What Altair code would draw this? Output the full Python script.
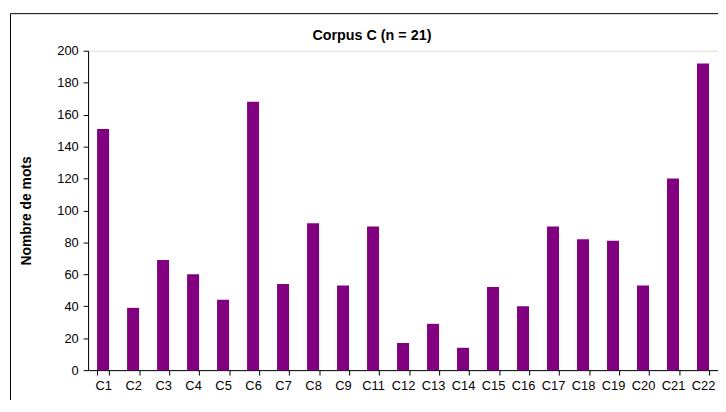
import altair as alt
import pandas as pd

categories = ["C1", "C2", "C3", "C4", "C5", "C6", "C7", "C8", "C9", "C11", "C12",
              "C13", "C14", "C15", "C16", "C17", "C18", "C19", "C20", "C21", "C22"]
values = [151, 39, 69, 60, 44, 168, 54, 92, 53, 90, 17, 29, 14, 52, 40, 90, 82, 81, 53, 120, 192]
y_ticks = [0, 20, 40, 60, 80, 100, 120, 140, 160, 180, 200]
title_text = "Corpus C (n = 21)"
y_title = "Nombre de mots"

df = pd.DataFrame({"cat": categories, "val": values})
FONT = "Liberation Sans"
W, H = 637, 323

bars = alt.Chart(df).mark_bar(color="#800080").encode(
    x=alt.X("cat:N", sort=categories,
            scale=alt.Scale(paddingInner=0.6, paddingOuter=0.3),
            axis=alt.Axis(title=None, labelAngle=0, tickBand="extent",
                          tickSize=5, labelPadding=5, labelFontSize=13,
                          labelFont=FONT, labelColor="black",
                          domainColor="black", tickColor="black", grid=False)),
    y=alt.Y("val:Q", scale=alt.Scale(domain=[0, 200], nice=False),
            axis=alt.Axis(title=y_title, values=y_ticks, tickSize=5, labelPadding=5,
                          labelFontSize=13, labelFont=FONT, labelColor="black",
                          domainColor="black", tickColor="black", grid=False,
                          titleFont=FONT, titleFontSize=14, titleFontWeight="bold",
                          titleColor="black", titleAngle=-90, titleX=-62, titleY=H / 2,
                          titleAlign="center", titleBaseline="middle")),
)

one = pd.DataFrame({"a": [0]})
frame = alt.Chart(one).mark_rect(fillOpacity=0, stroke="black", strokeWidth=1).encode(
    x=alt.value(-78.5), x2=alt.value(W + 60), y=alt.value(-37.5), y2=alt.value(H + 80)
)
title = alt.Chart(one).mark_text(font=FONT, fontSize=14.5, fontWeight="bold",
                                 color="black", align="center", baseline="alphabetic").encode(
    x=alt.value(287), y=alt.value(-11), text=alt.value(title_text)
)

chart = alt.layer(frame, bars, title).properties(
    width=W, height=H,
    autosize=alt.AutoSizeParams(type="none"),
    padding={"left": 81, "top": 41, "right": 0, "bottom": 28},
).configure_view(stroke=None).configure(background="white")

chart.save("out.html", embed_options={"renderer": "svg", "actions": False})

───

Skip the pictures and restate exactly the lines from the beginning of the listing to the line with "W, H = 637, 323", that line included.

What Altair code would draw this? Output the full Python script.
import altair as alt
import pandas as pd

categories = ["C1", "C2", "C3", "C4", "C5", "C6", "C7", "C8", "C9", "C11", "C12",
              "C13", "C14", "C15", "C16", "C17", "C18", "C19", "C20", "C21", "C22"]
values = [151, 39, 69, 60, 44, 168, 54, 92, 53, 90, 17, 29, 14, 52, 40, 90, 82, 81, 53, 120, 192]
y_ticks = [0, 20, 40, 60, 80, 100, 120, 140, 160, 180, 200]
title_text = "Corpus C (n = 21)"
y_title = "Nombre de mots"

df = pd.DataFrame({"cat": categories, "val": values})
FONT = "Liberation Sans"
W, H = 637, 323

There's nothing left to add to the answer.